Sir Peter read English at St Catharine’s, matriculating in 1950. Recalling his time at the College, he said “[I was] lucky enough to have rooms in the roof of the central court of St Catharine’s, looking out towards King’s Parade. My attic in the roof of that lovely quadrangle had been largely uninhabited. The college had little connection with the drama.”

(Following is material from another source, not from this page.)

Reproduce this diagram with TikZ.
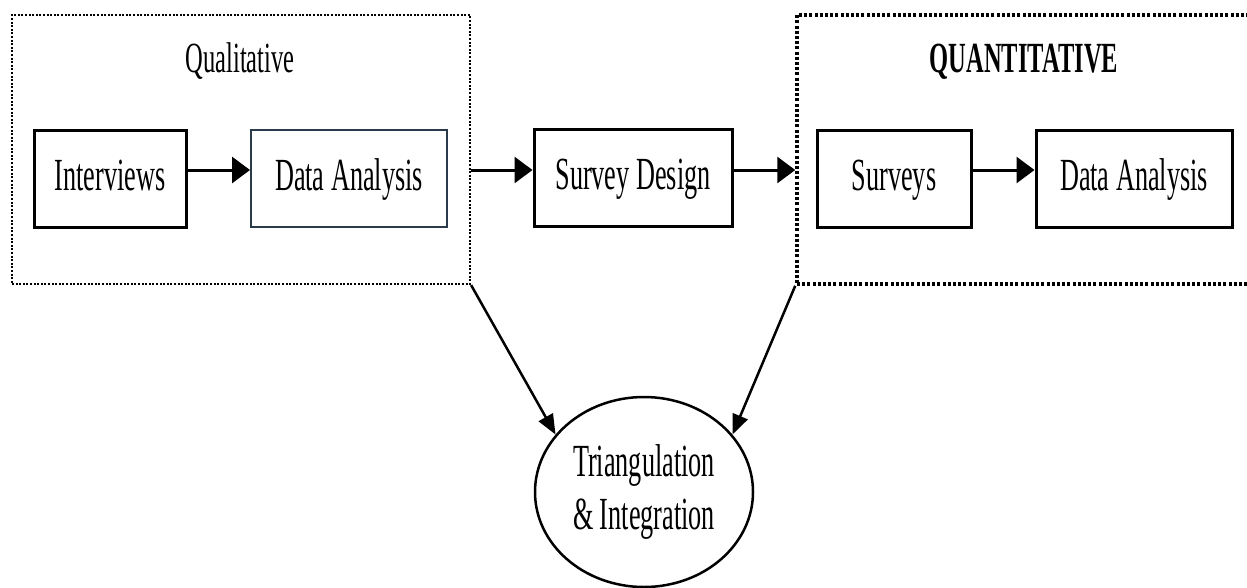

Sir Peter was radically to transform the truth of that final sentence. After a full career directing in the University, he began his professional life as a director with a production of Twelfth Night, performed at the Oxford Playhouse, in 1954. A year later, he directed the English-language premiere of Waiting for Godot, a play that had been declined by several other directors. Writing about the production in 2005, Sir Peter said “I still wake up wondering what would have become of my life if I had turned it down. It changed everything.”
After three seasons at the Royal Shakespeare Theatre in Stratford-upon-Avon (where his productions included Cymbeline with Peggy Ashcroft, Coriolanus with Laurence Olivier, and A Midsummer Night's Dream with Charles Laughton), he founded the Royal Shakespeare Company in 1960, and served as its artistic director until 1968. In 1965, against the advice of colleagues, he staged the world premiere of Harold Pinter’s The Homecoming.
Sir Peter was director of the National Theatre between 1973 and 1988 and – against substantial opposition – pushed through Lasdun’s controversial South Bank building, after which he continued to direct Shakespeare, including an off-Broadway production of Troilus and Cressida featuring a young Idris Elba. In his last year of directing before retirement in 2011, he directed Twelfth Night at the National, with his daughter Rebecca as Viola. His impact on British theatrical and cultural life, as both practitioner and passionate advocate, has been unparalleled.
Sir Peter visited the College several times over the years. He was elected to an Honorary Fellowship in 1964, spoke to the Shirley Society more than once, gave the first Tom Henn Memorial Lecture, and in 2003 received an Honorary Degree from the University.
Honorary Fellow Sir Jonathan Bate said of Sir Peter, “An inspiration to me, as to so many. Proud that he and I and Sir Ian McKellen flew the flag for Shakespeare among St Catharine’s Honorary Fellows.”
The College flag has been flying at half-mast in Sir Peter’s memory. He will be sorely missed by the entire St Catharine’s community.